Practical Examples and Use-Cases:

  1. High Availability with Failover Routing:
    • Imagine your primary application running in us-east-1. You have a standby replica in us-west-2.
    • Create a Route 53 record for your domain using the Failover routing policy.
    • Configure a health check to monitor your application in us-east-1.
    • If the health check fails (e.g., the application becomes unresponsive), Route 53 will automatically start directing traffic to the healthy replica in us-west-2.
  2. Improving Performance with Latency-Based Routing:
    • Deploy your application across multiple AWS regions (e.g., eu-central-1, ap-southeast-2, us-east-1).
    • Create a Route 53 record using the Latency routing policy, associating it with the public IP addresses or Elastic Load Balancers (ELBs) in each region.
    • Route 53 will automatically direct users to the region that offers the lowest network latency, resulting in a faster and more responsive experience.
  3. Global Content Delivery with Geo-location Routing:
    • If you have different content or language versions for users in specific countries, you can use Geo-location routing.
    • Create different records in Route 53 for your domain, each associated with a specific geographic location (e.g., “US” pointing to one set of resources, “EU” pointing to another).
    • Route 53 will direct users to the appropriate resources based on the origin of their DNS query.

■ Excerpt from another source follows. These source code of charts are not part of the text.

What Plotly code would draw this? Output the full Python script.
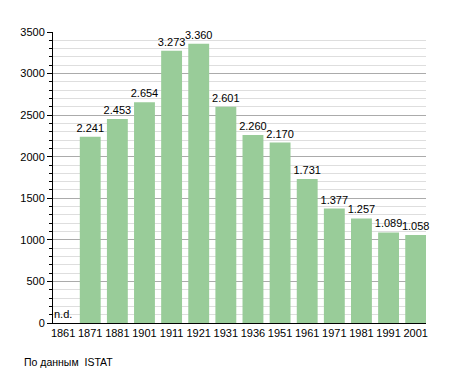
import plotly.graph_objects as go

years = ["1861", "1871", "1881", "1901", "1911", "1921", "1931", "1936",
         "1951", "1961", "1971", "1981", "1991", "2001"]
population = [None, 2241, 2453, 2654, 3273, 3360, 2601, 2260,
              2170, 1731, 1377, 1257, 1089, 1058]
labels = ["", "2.241", "2.453", "2.654", "3.273", "3.360", "2.601", "2.260",
          "2.170", "1.731", "1.377", "1.257", "1.089", "1.058"]

font = "Liberation Sans, Arial, sans-serif"

fig = go.Figure(go.Bar(
    x=years, y=population, text=labels, textposition="outside",
    constraintext="none",
    marker=dict(color="#99cc99", line=dict(width=0)),
    textfont=dict(family=font, size=11, color="black"),
    cliponaxis=False,
))

fig.add_annotation(x=0, y=0, xref="x", yref="y", text="n.d.", showarrow=False,
                   xanchor="center", yanchor="bottom", yshift=1,
                   font=dict(family=font, size=11, color="black"))
fig.add_annotation(x=-31 / 376, y=-39 / 291, xref="paper", yref="paper",
                   text="По данным  ISTAT", showarrow=False,
                   xanchor="left", yanchor="middle",
                   font=dict(family=font, size=10.5, color="black"))

# page body has an 8px margin, so the figure starts at (8, 8) in the window
fig.update_layout(
    width=447, height=365,
    margin=dict(l=42, r=29, t=24, b=50),
    paper_bgcolor="white", plot_bgcolor="white",
    bargap=0.23, showlegend=False,
    font=dict(family=font, size=11, color="black"),
    xaxis=dict(type="category", range=[-0.373, 13.38], showline=True,
               linecolor="black", linewidth=1, ticks="", showgrid=False,
               tickfont=dict(size=11)),
    yaxis=dict(range=[0, 3500], tick0=0, dtick=500, showline=True,
               linecolor="black", linewidth=1, ticks="outside", ticklen=5,
               tickcolor="black", gridcolor="#ababab", gridwidth=1,
               zeroline=False, tickfont=dict(size=11),
               minor=dict(dtick=100, ticks="outside", ticklen=3,
                          tickcolor="black", showgrid=True,
                          gridcolor="#dedede", gridwidth=1)),
)

fig.write_html("out.html")
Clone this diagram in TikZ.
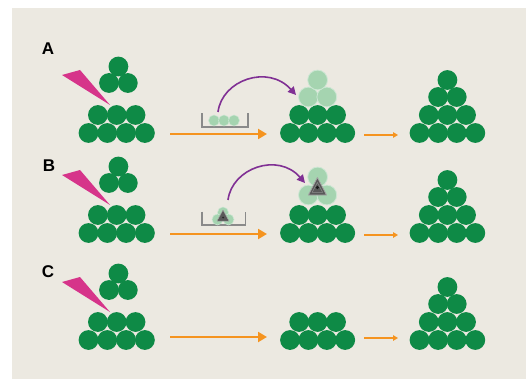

Step-by-Step: Setting up Failover Routing:

  1. Prepare your primary and secondary endpoints: Ensure you have your application running and accessible in both your primary and secondary AWS regions.
  2. Create Health Checks: In the Route 53 console, create two health checks: one for your primary endpoint and one for your secondary endpoint. Configure them to monitor a specific URL or IP address and port of your application.
  3. Create a DNS Record:
    • Go to your Route 53 hosted zone.
    • Click “Create record set.”
    • Enter your domain name (e.g., www.example.com).
    • Choose the record type (e.g., A record if pointing to an IP address or Alias if pointing to an ELB).
    • Select “Yes” for “Alias” if you are pointing to an ELB or other AWS resource; otherwise, enter the IP address of your primary endpoint.
    • For “Routing Policy,” select “Failover.”
    • Under “Failover Record Type,” choose “Primary.”
    • Select the health check you created for your primary endpoint.
    • Click “Create.”
  4. Create the Secondary Record:
    • Create another record set with the same domain name and record type as in step 3.
    • For “Routing Policy,” select “Failover.”
    • Under “Failover Record Type,” choose “Secondary.”
    • Enter the IP address or select the alias for your secondary endpoint.
    • Select the health check you created for your secondary endpoint.
    • Click “Create.”

Now, Route 53 will monitor your primary endpoint. If it becomes unhealthy, traffic will automatically fail over to your secondary endpoint, ensuring high availability.

Key Takeaways:

  • Global traffic management is crucial for building highly available and performant global applications on AWS.
  • Route 53 is the primary AWS service for implementing intelligent traffic routing.
  • Understanding different routing policies (Failover, Latency-based, Geo-location, etc.) allows you to tailor your traffic management strategy to your specific needs.
  • Health checks are essential for ensuring traffic is only directed to healthy endpoints.
  • By strategically using Route 53, you can significantly improve your application’s resilience, performance, and user experience on a global scale.

Mastering global traffic management with Route 53 is an investment that pays off in increased reliability and a better experience for your users, no matter where they are in the world. Start exploring the various routing policies and health check options to build a robust and globally accessible system on AWS.